Carrie Tolstedt, the former head of retail banking at Wells Fargo, has avoided prison time over her role in the bank’s fake accounts scandal.
The disgraced executive pleaded guilty in March to her role in obstructing a government probe into misconduct at Wells Fargo’s retail and small business lending unit which she led for almost a decade.
On Friday, US District Judge Josephine Staton in Los Angeles sentenced Tolstedt to three years of probation including six months of home confinement, along with a $100,000 fine and an order to serve 120 hours of community service.
To date, Tolstedt is the only former Wells Fargo executive to face charges over the scandal in which employees opened millions of accounts and sold products that customers did not want in an effort to meet unrealistic sales goals.
Prosecutors had sought a one-year prison sentence, but the judge decided that this would make her appear solely responsible for a wider cultural issue at the bank which cultivated an aggressive attitude to sales.

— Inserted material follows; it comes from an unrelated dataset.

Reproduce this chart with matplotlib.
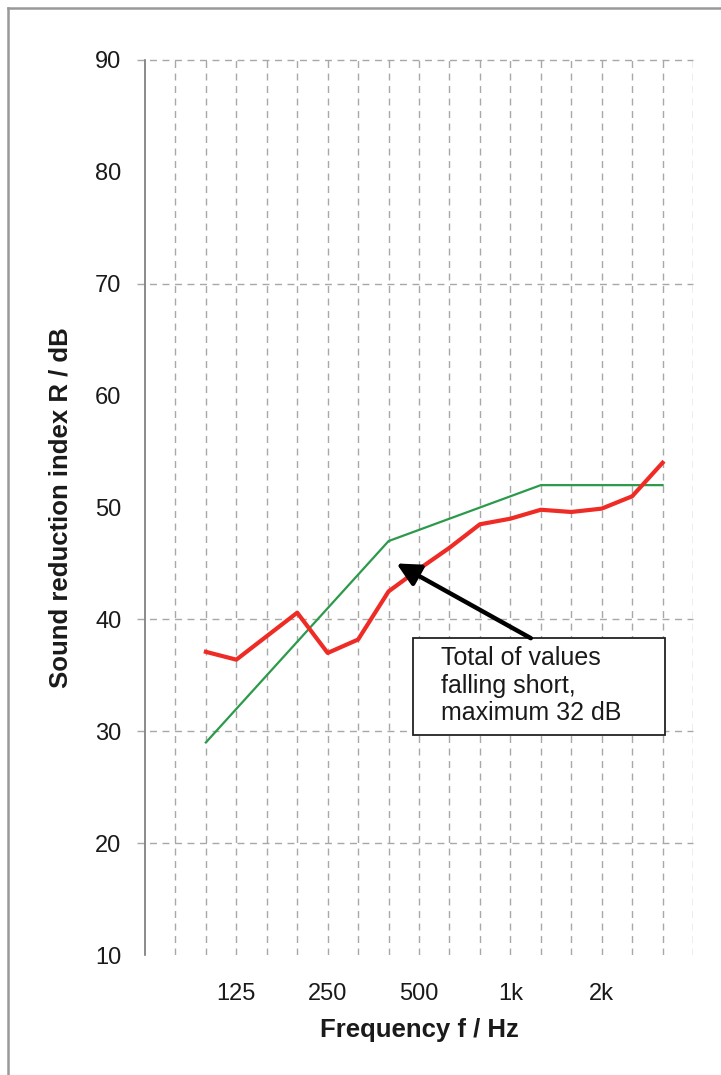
import matplotlib.pyplot as plt
import matplotlib.lines as mlines
import matplotlib.patches as mpatches
import matplotlib.transforms as mtransforms
import numpy as np

plt.rcParams['font.family'] = ['Liberation Sans', 'DejaVu Sans']
plt.rcParams['lines.scale_dashes'] = False

# Third-octave bands 100 Hz .. 3150 Hz
bands = ["100", "125", "160", "200", "250", "315", "400", "500",
         "630", "800", "1000", "1250", "1600", "2000", "2500", "3150"]
# Measured sound reduction index R (dB)
measured = [37.1, 36.4, 38.5, 40.6, 37.0, 38.2, 42.5, 44.5,
            46.4, 48.5, 49.0, 49.8, 49.6, 49.9, 51.0, 54.0]
# Shifted reference curve (dB)
reference = [29, 32, 35, 38, 41, 44, 47, 48,
             49, 50, 51, 52, 52, 52, 52, 52]

tick_bands = ["125", "250", "500", "1000", "2000"]
tick_labels = ["125", "250", "500", "1k", "2k"]
y_ticks = [10, 20, 30, 40, 50, 60, 70, 80, 90]
y_grid = [20, 30, 40, 70, 90]

note = "Total of values\nfalling short,\nmaximum 32 dB"
arrow_tip = (6.26, 45.0)

x = np.arange(len(bands))

fig = plt.figure(figsize=(7.21, 10.75), dpi=100)
ax = fig.add_axes([0.2011, 0.1116, 0.7601, 0.8326])

ax.set_xlim(-2, 16)
ax.set_ylim(10, 90)

grid_kw = dict(color="#a8a8a8", lw=1.0, linestyle=(0, (5, 4)))

# vertical band lines, one per third-octave from 80 Hz to 4 kHz
for xv in range(-1, 17):
    ax.axvline(xv, zorder=1, **grid_kw)

# horizontal lines (extend a little left of the axis like ticks)
trans = mtransforms.blended_transform_factory(ax.transAxes, ax.transData)
for yv in y_grid:
    ax.plot([-0.014, 1.0], [yv, yv], transform=trans, clip_on=False,
            zorder=1, **grid_kw)

ax.plot(x, reference, color="#2b9a4a", lw=1.6, zorder=3)
ax.plot(x, measured, color="#ef2b25", lw=3.0, zorder=4,
        solid_joinstyle="round")

# annotation box + arrow
box = mpatches.Rectangle((0.489, 0.2458), 0.460, 0.1084,
                         transform=ax.transAxes, facecolor="white",
                         edgecolor="#222222", lw=1.3, zorder=5)
ax.add_patch(box)
ax.text(0.540, 0.3455, note, transform=ax.transAxes, ha="left", va="top",
        fontsize=18, color="#1a1a1a", linespacing=1.2, zorder=6)
ax.annotate("", xy=arrow_tip, xycoords="data",
            xytext=(0.704, 0.354), textcoords="axes fraction",
            arrowprops=dict(arrowstyle="-|>,head_length=0.7,head_width=0.35",
                            color="black", lw=3.2, mutation_scale=20,
                            shrinkA=0, shrinkB=0),
            zorder=6)

ax.set_xticks([bands.index(b) for b in tick_bands])
ax.set_xticklabels(tick_labels)
ax.set_yticks(y_ticks)
ax.tick_params(axis="both", length=0, labelsize=17, colors="#1a1a1a")
ax.tick_params(axis="x", pad=20)
ax.tick_params(axis="y", pad=17)

for side in ["top", "right", "bottom"]:
    ax.spines[side].set_visible(False)
ax.spines["left"].set_color("#777777")
ax.spines["left"].set_linewidth(1.2)

ax.set_xlabel("Frequency f / Hz", fontsize=18.5, fontweight="bold",
              color="#1a1a1a")
ax.xaxis.set_label_coords(0.5, -0.0838)
ax.xaxis.label.set_va("center")
ax.set_ylabel("Sound reduction index R / dB", fontsize=18.5,
              fontweight="bold", color="#1a1a1a")
ax.yaxis.set_label_coords(-0.155, 0.5)
ax.yaxis.label.set_va("center")

# page frame (top and left edges)
fig.add_artist(mlines.Line2D([8 / 721, 1.0], [1 - 8 / 1075, 1 - 8 / 1075],
                             transform=fig.transFigure, color="#999999",
                             lw=1.8))
fig.add_artist(mlines.Line2D([8 / 721, 8 / 721], [0.0, 1 - 8 / 1075],
                             transform=fig.transFigure, color="#999999",
                             lw=1.8))

fig.savefig("out.png", dpi=100)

In her plea, Tolstedt said that she accepted “full responsibility” for her actions and requested the sentence she was eventually handed. She has also accepted an industry ban, agreed to pay $20 million in civil fines to resolve charges by the Office of the Comptroller of the Currency and the Securities and Exchange Commission, and has given tens of millions od dollars of her pay back to her former employer.
In 2020, Wells Fargo paid $3 billion to settle federal criminal and civil investigations into its sales practices and admitted that it pressured employees to ‘cross-sell’ for a period of 15 years.